Item 3.02 Unregistered Sales of Equity Securities.
CytoDyn Inc., a Delaware corporation (the “Company”), is providing this disclosure because, as of May 6, 2022, its unregistered sales of equity securities, in the aggregate, exceeded 1% of the shares of its common stock, par value $0.001 per share (the “Common Stock”), outstanding as of May 5, 2022, the date of its most recent report under Item 3.02.
Private Placement of Common Stock and Warrants through Placement Agent
As of the date of this report, the Company has received binding subscription agreements for an estimated total of approximately 24.4 million units from accredited investors in a private offering (the “Offering”) through a placement agent. Each unit consists of one share of Common Stock and three-quarters of a warrant to purchase one share of Common Stock. The warrants will have a five-year term and will be exercisable in full when issued. The warrants, other than as described above, will be substantially similar to the form of warrant filed as Exhibit 4.1 to the Company’s Current Report on Form 8-K filed with the SEC on September 7, 2021.
The aggregate gross proceeds received under the executed subscription agreements as of the date of this report are approximately $6.2 million. The final purchase price per unit and the exercise price of the warrants will be equal to 85% of the intraday volume weighted average price of the Common Stock on April 29, 2022, or the date of the final closing of the Offering, whichever is lower.

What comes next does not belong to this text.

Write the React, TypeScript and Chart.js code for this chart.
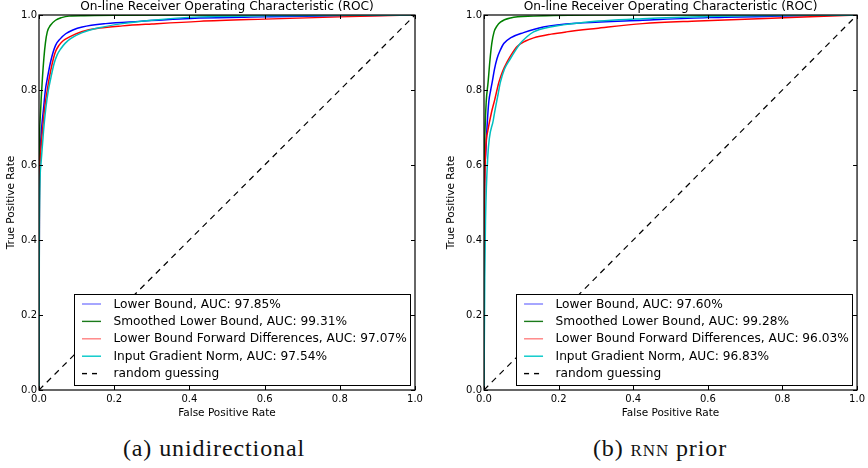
import React, { useEffect, useRef } from 'react';
import { Chart, registerables } from 'chart.js';

Chart.register(...registerables);

// ---------- text ----------
const chartTitle = 'On-line Receiver Operating Characteristic (ROC)';
const xAxisLabel = 'False Positive Rate';
const yAxisLabel = 'True Positive Rate';
const seriesNames = ['Lower Bound', 'Smoothed Lower Bound', 'Lower Bound Forward Differences', 'Input Gradient Norm'];
const randomLabel = 'random guessing';
const tickValues = [0, 0.2, 0.4, 0.6, 0.8, 1.0];

const aucA = ['97.85%', '99.31%', '97.07%', '97.54%'];
const aucB = ['97.60%', '99.28%', '96.03%', '96.83%'];

// ---------- (a) unidirectional ----------
const fprA_lower = [0, 0.001, 0.003, 0.007, 0.012, 0.017, 0.022, 0.032, 0.044, 0.057, 0.071, 0.09, 0.115, 0.177, 0.266, 0.426, 0.6, 0.8, 1];
const tprA_lower = [0, 0.5, 0.63, 0.7, 0.75, 0.8, 0.83, 0.88, 0.919, 0.937, 0.95, 0.96, 0.968, 0.977, 0.983, 0.992, 0.995, 0.998, 1];
const fprA_smooth = [0, 0.001, 0.003, 0.006, 0.009, 0.013, 0.017, 0.022, 0.03, 0.044, 0.06, 0.08, 0.12, 0.2, 0.4, 1];
const tprA_smooth = [0, 0.6, 0.72, 0.78, 0.83, 0.885, 0.925, 0.955, 0.972, 0.986, 0.993, 0.997, 0.998, 0.999, 1, 1];
const fprA_fwd = [0, 0.001, 0.004, 0.01, 0.016, 0.022, 0.027, 0.035, 0.043, 0.053, 0.065, 0.08, 0.115, 0.16, 0.222, 0.3, 0.426, 0.6, 0.8, 0.96, 1];
const tprA_fwd = [0, 0.5, 0.63, 0.7, 0.76, 0.8, 0.83, 0.87, 0.9, 0.919, 0.932, 0.941, 0.956, 0.965, 0.971, 0.976, 0.983, 0.989, 0.995, 0.999, 1];
const fprA_grad = [0, 0.001, 0.005, 0.012, 0.018, 0.025, 0.031, 0.04, 0.048, 0.058, 0.07, 0.084, 0.115, 0.16, 0.222, 0.3, 0.426, 0.6, 1];
const tprA_grad = [0, 0.45, 0.6, 0.69, 0.75, 0.8, 0.83, 0.87, 0.893, 0.91, 0.925, 0.937, 0.953, 0.966, 0.977, 0.986, 0.995, 0.998, 1];

// ---------- (b) RNN prior ----------
const fprB_lower = [0, 0.001, 0.004, 0.008, 0.013, 0.018, 0.022, 0.028, 0.035, 0.044, 0.053, 0.071, 0.106, 0.159, 0.265, 0.425, 0.6, 0.8, 1];
const tprB_lower = [0, 0.5, 0.62, 0.7, 0.77, 0.8, 0.821, 0.855, 0.884, 0.907, 0.924, 0.939, 0.953, 0.968, 0.979, 0.986, 0.993, 0.997, 1];
const fprB_smooth = [0, 0.001, 0.003, 0.006, 0.011, 0.016, 0.021, 0.027, 0.035, 0.044, 0.071, 0.133, 0.3, 1];
const tprB_smooth = [0, 0.55, 0.7, 0.77, 0.821, 0.88, 0.925, 0.955, 0.971, 0.981, 0.992, 0.997, 1, 1];
const fprB_fwd = [0, 0.001, 0.003, 0.01, 0.02, 0.029, 0.036, 0.04, 0.05, 0.062, 0.075, 0.088, 0.11, 0.133, 0.18, 0.221, 0.3, 0.425, 0.573, 0.839, 1];
const tprB_fwd = [0, 0.4, 0.6, 0.69, 0.74, 0.775, 0.805, 0.821, 0.85, 0.875, 0.897, 0.915, 0.93, 0.939, 0.949, 0.955, 0.964, 0.977, 0.984, 0.994, 1];
const fprB_grad = [0, 0.002, 0.004, 0.01, 0.025, 0.038, 0.044, 0.055, 0.071, 0.084, 0.097, 0.115, 0.133, 0.177, 0.265, 0.425, 0.6, 1];
const tprB_grad = [0, 0.3, 0.45, 0.62, 0.72, 0.79, 0.821, 0.856, 0.884, 0.905, 0.924, 0.942, 0.955, 0.968, 0.98, 0.99, 0.996, 1];

const randomFpr = [0, 1];
const randomTpr = [0, 1];

const lineColors = ['#0000ff', '#008000', '#ff0000', '#00bfbf'];
const legendColors = ['#8080ff', '#1a7a1a', '#ff8080', '#00c8c8'];

const FONT = '"DejaVu Sans", sans-serif';

function pts(xs: number[], ys: number[]) {
  return xs.map((x, i) => ({ x, y: ys[i] }));
}

const framePlugin = {
  id: 'frameTicksLegend',
  afterDraw(chart: any) {
    const ctx = chart.ctx;
    const { left, right, top, bottom } = chart.chartArea;
    const xs = chart.scales.x;
    const ys = chart.scales.y;
    ctx.save();
    ctx.strokeStyle = '#000';
    ctx.lineWidth = 1;
    tickValues.forEach((v) => {
      const px = Math.round(xs.getPixelForValue(v)) + 0.5;
      ctx.beginPath();
      ctx.moveTo(px, bottom);
      ctx.lineTo(px, bottom - 4);
      ctx.moveTo(px, top);
      ctx.lineTo(px, top + 4);
      ctx.stroke();
      const py = Math.round(ys.getPixelForValue(v)) + 0.5;
      ctx.beginPath();
      ctx.moveTo(left, py);
      ctx.lineTo(left + 4, py);
      ctx.moveTo(right, py);
      ctx.lineTo(right - 4, py);
      ctx.stroke();
    });
    ctx.lineWidth = 1.2;
    ctx.strokeRect(left, top, right - left, bottom - top);

    // legend box (lower right)
    const boxW = 336;
    const boxH = 91;
    const bx = right - 5 - boxW;
    const by = bottom - 5 - boxH;
    ctx.fillStyle = '#fff';
    ctx.fillRect(bx, by, boxW, boxH);
    ctx.lineWidth = 1;
    ctx.strokeStyle = '#000';
    ctx.strokeRect(Math.round(bx) + 0.5, Math.round(by) + 0.5, boxW, boxH);
    ctx.font = '12.2px ' + FONT;
    ctx.textBaseline = 'middle';
    ctx.textAlign = 'left';
    chart.data.datasets.forEach((ds: any, i: number) => {
      const cy = by + 10 + i * 17.4;
      ctx.beginPath();
      ctx.strokeStyle = ds.legendColor;
      ctx.lineWidth = 1.4;
      ctx.setLineDash(ds.borderDash && ds.borderDash.length ? [5, 5] : []);
      ctx.moveTo(bx + 8, cy);
      ctx.lineTo(bx + 27, cy);
      ctx.stroke();
      ctx.setLineDash([]);
      ctx.fillStyle = '#000';
      ctx.fillText(ds.label, bx + 39.5, cy + 0.5);
    });
    ctx.restore();
  },
};

type Panel = {
  fpr: number[][];
  tpr: number[][];
  auc: string[];
  yWidth: number;
  rightPad: number;
  yTitlePad: number;
};

function makeConfig(p: Panel): any {
  const datasets: any[] = seriesNames.map((name, i) => ({
    label: `${name}, AUC: ${p.auc[i]}`,
    data: pts(p.fpr[i], p.tpr[i]),
    borderColor: lineColors[i],
    legendColor: legendColors[i],
    borderWidth: 1.5,
    pointRadius: 0,
    showLine: true,
    cubicInterpolationMode: 'monotone',
    order: 4 - i,
  }));
  datasets.push({
    label: randomLabel,
    data: pts(randomFpr, randomTpr),
    borderColor: '#000',
    legendColor: '#000',
    borderWidth: 1.2,
    borderDash: [6, 5],
    pointRadius: 0,
    showLine: true,
    order: 0,
  });
  return {
    type: 'scatter',
    data: { datasets },
    options: {
      animation: false,
      responsive: false,
      layout: { padding: { left: 0, right: p.rightPad, top: 0, bottom: 0 } },
      plugins: {
        legend: { display: false },
        tooltip: { enabled: false },
        title: {
          display: true,
          text: chartTitle,
          fullSize: false,
          color: '#000',
          font: { family: FONT, size: 12.2, weight: 'normal', lineHeight: 1 },
          padding: { top: 0.5, bottom: 2.3 },
        },
      },
      scales: {
        x: {
          type: 'linear',
          min: 0,
          max: 1,
          grid: { display: false, drawTicks: false },
          border: { display: false },
          ticks: {
            stepSize: 0.2,
            padding: 3,
            color: '#000',
            font: { family: FONT, size: 10 },
            callback: (v: number) => v.toFixed(1),
            maxRotation: 0,
          },
          title: {
            display: true,
            text: xAxisLabel,
            color: '#000',
            font: { family: FONT, size: 10.5, lineHeight: 1.2 },
            padding: { top: 0, bottom: 5.7 },
          },
          afterFit: (s: any) => {
            s.height = 35;
          },
        },
        y: {
          type: 'linear',
          min: 0,
          max: 1,
          grid: { display: false, drawTicks: false },
          border: { display: false },
          ticks: {
            stepSize: 0.2,
            padding: 2,
            color: '#000',
            font: { family: FONT, size: 10 },
            callback: (v: number) => v.toFixed(1),
          },
          title: {
            display: true,
            text: yAxisLabel,
            color: '#000',
            font: { family: FONT, size: 10.5, lineHeight: 1.2 },
            padding: { top: p.yTitlePad, bottom: 0 },
          },
          afterFit: (s: any) => {
            s.width = p.yWidth;
          },
        },
      },
    },
    plugins: [framePlugin],
  };
}

const panelA: Panel = {
  fpr: [fprA_lower, fprA_smooth, fprA_fwd, fprA_grad],
  tpr: [tprA_lower, tprA_smooth, tprA_fwd, tprA_grad],
  auc: aucA,
  yWidth: 39,
  rightPad: 19,
  yTitlePad: 5,
};

const panelB: Panel = {
  fpr: [fprB_lower, fprB_smooth, fprB_fwd, fprB_grad],
  tpr: [tprB_lower, tprB_smooth, tprB_fwd, tprB_grad],
  auc: aucB,
  yWidth: 50,
  rightPad: 7.3,
  yTitlePad: 11,
};

function RocCanvas({ panel, left }: { panel: Panel; left: number }) {
  const ref = useRef<HTMLCanvasElement | null>(null);
  useEffect(() => {
    if (!ref.current) return;
    const chart = new Chart(ref.current, makeConfig(panel));
    return () => chart.destroy();
  }, [panel]);
  return (
    <canvas
      ref={ref}
      width={434}
      height={425}
      style={{ position: 'absolute', left, top: 0, width: 434, height: 425 }}
    />
  );
}

const captionStyle: React.CSSProperties = {
  position: 'absolute',
  top: 432,
  height: 32,
  lineHeight: '32px',
  textAlign: 'center',
  fontFamily: '"Liberation Serif", "DejaVu Serif", serif',
  fontSize: 24,
  letterSpacing: '0.9px',
  color: '#111',
  whiteSpace: 'nowrap',
};

export default function App() {
  return (
    <div style={{ position: 'absolute', left: 0, top: 0, width: 868, height: 468, background: '#fff', overflow: 'hidden' }}>
      <RocCanvas panel={panelA} left={0} />
      <RocCanvas panel={panelB} left={434} />
      <div style={{ ...captionStyle, left: 94, width: 240 }}>(a) unidirectional</div>
      <div style={{ ...captionStyle, left: 540, width: 240 }}>
        (b) <span style={{ fontVariant: 'small-caps' }}>rnn</span> prior
      </div>
    </div>
  );
}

Pursuant to the subscription agreements, the Company has agreed to use commercially reasonable efforts to prepare and file with the Securities and Exchange Commission (the “SEC”), and cause the SEC to declare effective, within ninety (90) days following the final closing of the Offering, a registration statement under the Securities Act covering the resale of all of the shares and warrants to purchase shares of Common Stock sold in the Offering.
As a fee to the placement agent, the Company has agreed to pay a cash fee equal to 13% of the gross proceeds received from qualified investors in the Offering, as well as a one-time non-accountable expense fee of $50,000 in the aggregate for all closings in the Offering. The Company also agreed to issue to the placement agent or its designees warrants with a 10-year term to purchase 13% of the total number of shares of Common Stock, including shares subject to warrants, sold to qualified investors in the Offering.
The Company is relying on the exemption provided by Rule 506 of Regulation D and Section 4(a)(2) of the Securities Act in connection with the Offering.
Private Placement of Common Stock and Warrants
On April 5, 2022, the Company issued to an accredited investor in a private placement a total of 625,000 shares of Common Stock, together with warrants to purchase a total of 312,500 shares of Common Stock at an exercise price of $0.40 per share, subject to potential future adjustment. The warrants have a five-year term and are immediately exercisable. The securities were issued with a combined purchase price of $0.40 per fixed combination of one share of Common Stock and one-half of one warrant to purchase one share of Common Stock, for total gross proceeds to the Company of $0.25 million. The warrants, other than as described above, were substantially similar to the form of warrant filed as Exhibit 4.1 to the Company’s Current Report on Form 8-K filed with the SEC on September 7, 2021.
The subscription agreement with the investor also provides that the Company will use commercially reasonable efforts to file a Registration Statement on Form S-3 with the SEC that is intended to register for resale the shares purchased by the investor, as well as the shares underlying the related warrants.
As of the date of this report, a total of approximately 4.6 million additional shares of common stock and approximately 5.5 million additional warrants are estimated to be issuable under the adjustment provisions applicable to the above and certain other recent sales of securities.
The Company relied on the exemption from registration afforded by Rule 506 of Regulation D and Section 4(a)(2) of the Securities Act in connection with the sales of securities to accredited investors in the private placement.